A coroner has called for Boris Johnson to begin a coronavirus inquiry as soon as it is practical after concluding it is unclear when and where a 28-year-old nurse who died with COVID-19 contracted it.
Mary Agyapong died at Luton and Dunstable Hospital, where she worked, on 12 April last year, a few days after giving birth to her second child.
In a narrative verdict, coroner Emma Whitting said Ms Agyapong died of multiple organ failure and COVID-19, adding: "It remains unclear where and when her exposure to the virus had occurred."
Ms Whitting said Ms Agyapong’s death was not only a "tragedy" for her family, but for "society too".
The coroner added: "It is important that we learn from all of the lives that have been lost as a result of this terrible pandemic and to consider the wider policy implications from each and every one of these.
"Since this is a process which goes far beyond a coroner’s inquest and the prime minister has indicated his intention to hold a full public inquiry into the pandemic, I urge him to proceed with this as soon as practicable."
Mary Agyapong had been concerned about contracting coronavirus on the wards while heavily pregnant, her widower, Ernest Boateng, told Bedfordshire and Luton Coroner’s Court.
The senior nurse, who lived in Luton and was originally from Ghana, was admitted to hospital with breathing difficulties on 5 April.

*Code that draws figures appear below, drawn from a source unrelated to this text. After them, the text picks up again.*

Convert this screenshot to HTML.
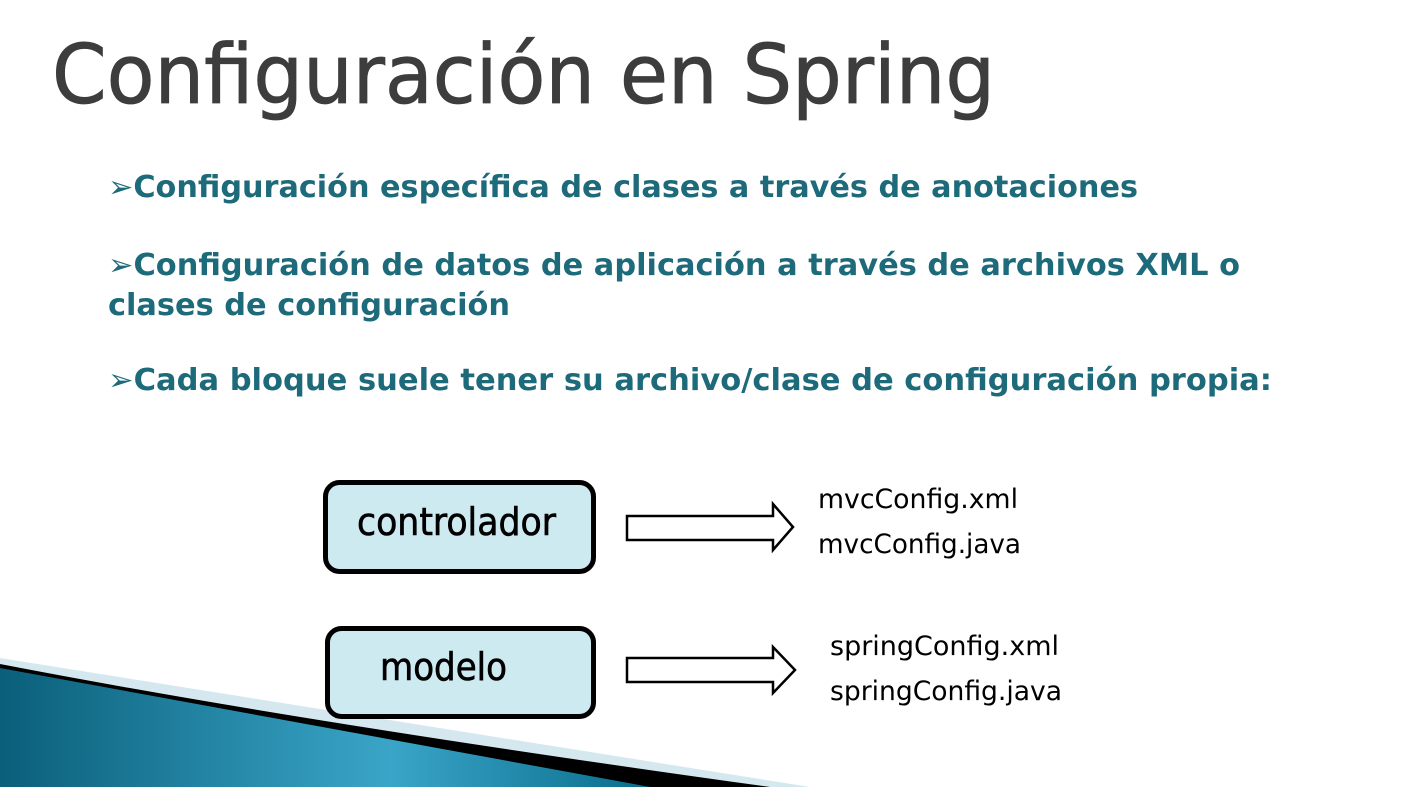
<!DOCTYPE html>
<html><head><meta charset="utf-8"><style>
html,body{margin:0;padding:0;background:#fff;width:1408px;height:787px;overflow:hidden}
</style></head><body>
<svg width="1408" height="787" viewBox="0 0 1408 787" xmlns="http://www.w3.org/2000/svg">
<defs>
<linearGradient id="bl" x1="0" y1="0" x2="1" y2="0">
<stop offset="0" stop-color="#0a5f7a"/><stop offset="0.6" stop-color="#3aa5c8"/><stop offset="1" stop-color="#0a6d8c"/>
</linearGradient>
</defs>
<!-- bottom-left decoration -->
<path d="M0,658 L810,787 L0,787 Z" fill="#d5e8ef"/>
<path d="M0,664 Q300,722 770,787 L0,787 Z" fill="#000"/>
<path d="M0,668 L650,787 L0,787 Z" fill="url(#bl)"/>
<!-- title -->
<text x="52" y="103" font-family="DejaVu Sans Condensed, DejaVu Sans, sans-serif" font-size="82" fill="#3d3d3d" stroke="#3d3d3d" stroke-width="0.8" textLength="943" lengthAdjust="spacingAndGlyphs">Configuración en Spring</text>
<!-- bullets -->
<g font-family="DejaVu Sans, sans-serif" font-weight="bold" font-size="30" fill="#1d6a7a">
<text x="108" y="197" textLength="1030" lengthAdjust="spacingAndGlyphs">➢Configuración específica de clases a través de anotaciones</text>
<text x="108" y="275" textLength="1132" lengthAdjust="spacingAndGlyphs">➢Configuración de datos de aplicación a través de archivos XML o</text>
<text x="108" y="315" textLength="402" lengthAdjust="spacingAndGlyphs">clases de configuración</text>
<text x="108" y="390" textLength="1164" lengthAdjust="spacingAndGlyphs">➢Cada bloque suele tener su archivo/clase de configuración propia:</text>
</g>
<!-- boxes -->
<rect x="325.5" y="482.5" width="268" height="89" rx="14" fill="#cdeaf1" stroke="#000" stroke-width="5"/>
<rect x="327.5" y="628.5" width="266" height="88" rx="14" fill="#cdeaf1" stroke="#000" stroke-width="5"/>
<g font-family="DejaVu Sans Condensed, DejaVu Sans, sans-serif" font-size="38" fill="#000" stroke="#000" stroke-width="0.6">
<text x="357" y="535" textLength="199" lengthAdjust="spacingAndGlyphs">controlador</text>
<text x="380" y="680" textLength="127" lengthAdjust="spacingAndGlyphs">modelo</text>
</g>
<!-- arrows -->
<polygon points="627,516 773,516 773,504 793,527 773,550 773,540 627,540" fill="#fff" stroke="#000" stroke-width="2.5"/>
<polygon points="627,658 773,658 773,647 795,670 773,693 773,682 627,682" fill="#fff" stroke="#000" stroke-width="2.5"/>
<!-- file labels -->
<g font-family="DejaVu Sans Condensed, DejaVu Sans, sans-serif" font-size="27" fill="#000">
<text x="818" y="508" textLength="200" lengthAdjust="spacingAndGlyphs">mvcConfig.xml</text>
<text x="818" y="553" textLength="203" lengthAdjust="spacingAndGlyphs">mvcConfig.java</text>
<text x="830" y="655" textLength="229" lengthAdjust="spacingAndGlyphs">springConfig.xml</text>
<text x="830" y="700" textLength="232" lengthAdjust="spacingAndGlyphs">springConfig.java</text>
</g>
</svg>
</body></html>
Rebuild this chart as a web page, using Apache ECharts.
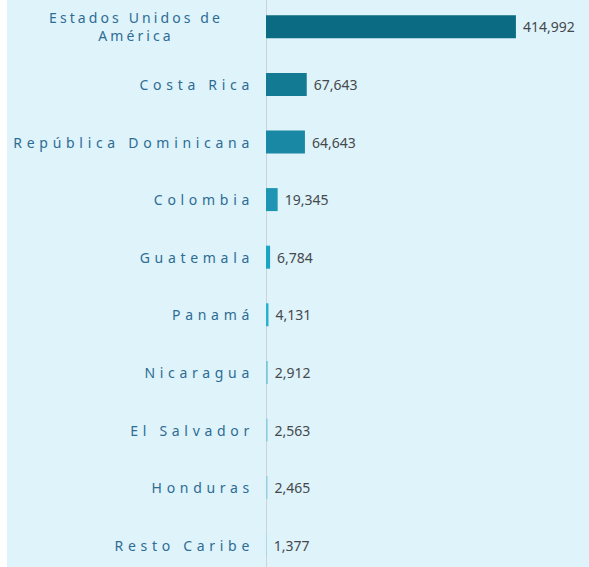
<!DOCTYPE html>
<html>
<head>
<meta charset="utf-8">
<script src="https://cdn.jsdelivr.net/npm/echarts@6/dist/echarts.min.js"></script>
<style>
  html, body { margin: 0; padding: 0; background: #ffffff; }
  #chart { width: 589px; height: 567px; }
  #chart svg text[fill="#2d6c93"] { letter-spacing: 4.7px; }
  #chart svg text[fill="#2d6c94"] { letter-spacing: 3.1px; }
</style>
</head>
<body>
<div id="chart"></div>
<script>
const categories = ['Estados Unidos de América', 'Costa Rica', 'República Dominicana', 'Colombia', 'Guatemala', 'Panamá', 'Nicaragua', 'El Salvador', 'Honduras', 'Resto Caribe'];
const values = [414992, 67643, 64643, 19345, 6784, 4131, 2912, 2563, 2465, 1377];
const barColors = ['#0b6b82', '#137a93', '#1888a4', '#1e95b2', '#1aa5c4', '#2ab1cd', '#7cc4d6', '#8ccbdb', '#97cfdd', '#a9d7e3'];

const chart = echarts.init(document.getElementById('chart'), null, { renderer: 'svg' });
const fmt = v => v.toLocaleString('en-US');

chart.setOption({
  animation: false,
  graphic: [{
    type: 'rect', z: -10, silent: true,
    shape: { x: 7, y: 0, width: 582, height: 567 },
    style: { fill: '#dff3fb' }
  }],
  grid: { left: 266, width: 271, top: -2, height: 576, containLabel: false, outerBoundsMode: 'none' },
  xAxis: {
    type: 'value', min: 0, max: 450000,
    show: false
  },
  yAxis: {
    type: 'category', inverse: true, data: categories,
    axisLine: { show: true, lineStyle: { color: '#cfd3d6', width: 1 } },
    axisTick: { show: false },
    axisLabel: {
      margin: 12,
      color: '#2d6c93',
      fontSize: 14,
      fontFamily: 'Noto Sans',
      formatter: function (v) {
        if (v === 'Estados Unidos de América') return '{u|Estados Unidos de}\n{u|América}';
        return v;
      },
      rich: {
        u: { width: 236, align: 'center', color: '#2d6c94', fontSize: 14, fontFamily: 'Noto Sans', lineHeight: 18 }
      }
    }
  },
  series: [{
    type: 'bar',
    data: values.map((v, i) => ({ value: v, itemStyle: { color: barColors[i] } })),
    barWidth: 23,
    label: {
      show: true, position: 'right', distance: 7,
      color: '#45494c', fontSize: 14, fontFamily: 'Noto Sans',
      formatter: p => fmt(p.value)
    }
  }]
});
</script>
</body>
</html>
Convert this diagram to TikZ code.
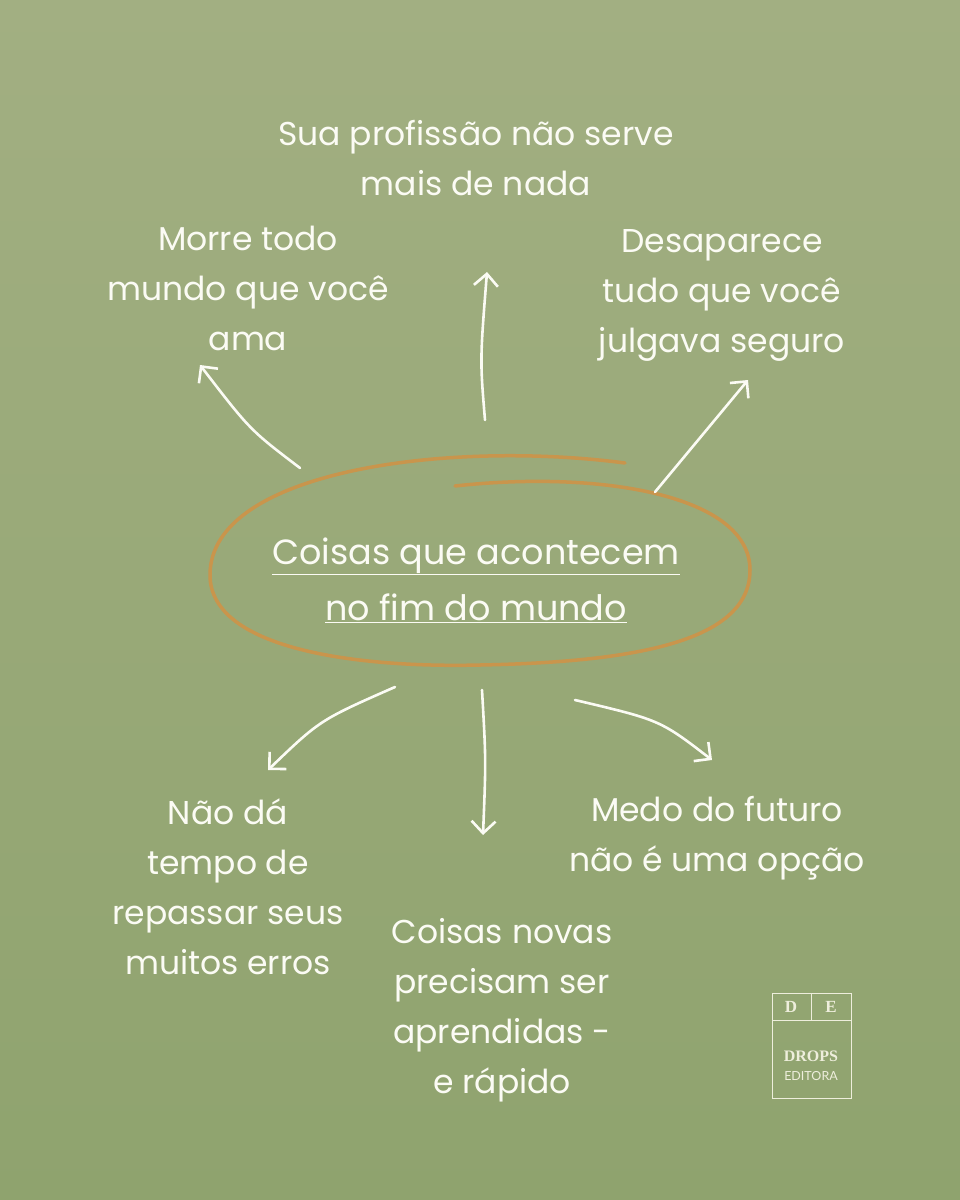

Mr Boateng said his wife was "breathless, exhausted and weak". She was discharged later that day – something she was apparently unhappy with.
"I could not believe that she had been discharged from the hospital in her state, as she was so poorly," Mr Boateng said.
Ms Agyapong’s condition worsened and she was readmitted two days later, almost 36 weeks pregnant.
Her daughter was delivered by Caesarean section and transferred to the neonatal unit because she was premature.
Ms Agyapong was reportedly not allowed to hold her baby, also called Mary, after testing positive for COVID-19 earlier that evening.
The following day, 8 April, her condition worsened and she was taken to intensive care.
She died four days later. Mr Boateng did not have enough time to get to the hospital to say goodbye to his wife.
Mr Boateng told the court his wife was "very concerned about the situation involving COVID-19" and would shower as soon as she got home from work, sleeping in the spare room to protect her husband and young son.
Mr Boateng said he strongly believed his wife contracted coronavirus while at work, and also questioned why she was discharged from hospital on 5 April with a course of antibiotics, despite having COVID symptoms.
Dr William Manning, who discharged Ms Agyapong after her initial hospital admission, told the inquest he "suspected she had COVID-19" but sent her home because she did not require oxygen.
"She didn’t seem particularly happy to go home," Dr Manning added.
Other medical staff said they were satisfied with the care given to Ms Agyapong, adding that her condition deteriorated rapidly.
Dr Deborah Shaw, an intensive care consultant who saw Ms Agyapong the day after she gave birth, said: "I was very happy with the level of care she was getting."
Dr Muhammad Peerbhoy, a consultant physician who saw the patient the same day, added: "In my opinion, I think the treatment was proportionate."
Coroner Emma Whitting said previously that she had not been alerted to any systemic failures at the hospital.
Ernest Boateng, speaking after the conclusion of the inquest, said: "The sudden death of my wife and the mother of our two children has been the hardest pain to bear.
"I am glad that those who were involved in Mary’s care in the final weeks of her life have had to give a full account of what happened.
"I hope that the fact that they have had to do so will remind them of the need to always give the best possible care to women in Mary’s situation – especially black women who are themselves on the frontline of healthcare."
He added: "I do not want Mary to die in vain and hope that changes can be made to ensure that all women who reach 20 weeks of pregnancy be allowed to work from home or be suspended on full pay, as no family should ever have to go through what I have."
Mr Boateng’s solicitor, Suzanne White, said: "Ernest will take time to reflect on the accounts that have been given and will now consider his next steps."
David Carter, chief executive of Bedfordshire Hospitals NHS Foundation Trust, said: "Mary was a highly valued and loved member of our team and a fantastic nurse, and we still feel her loss.
"We are reassured that the coroner has found no areas of concern regarding our support for, or care of Mary, and I would like to pay tribute to our staff who did everything they could for Mary in hugely challenging circumstances."
A crowdfunding campaign for Ms Agyapong’s two children, set up following her death, has raised almost £200,000 to date.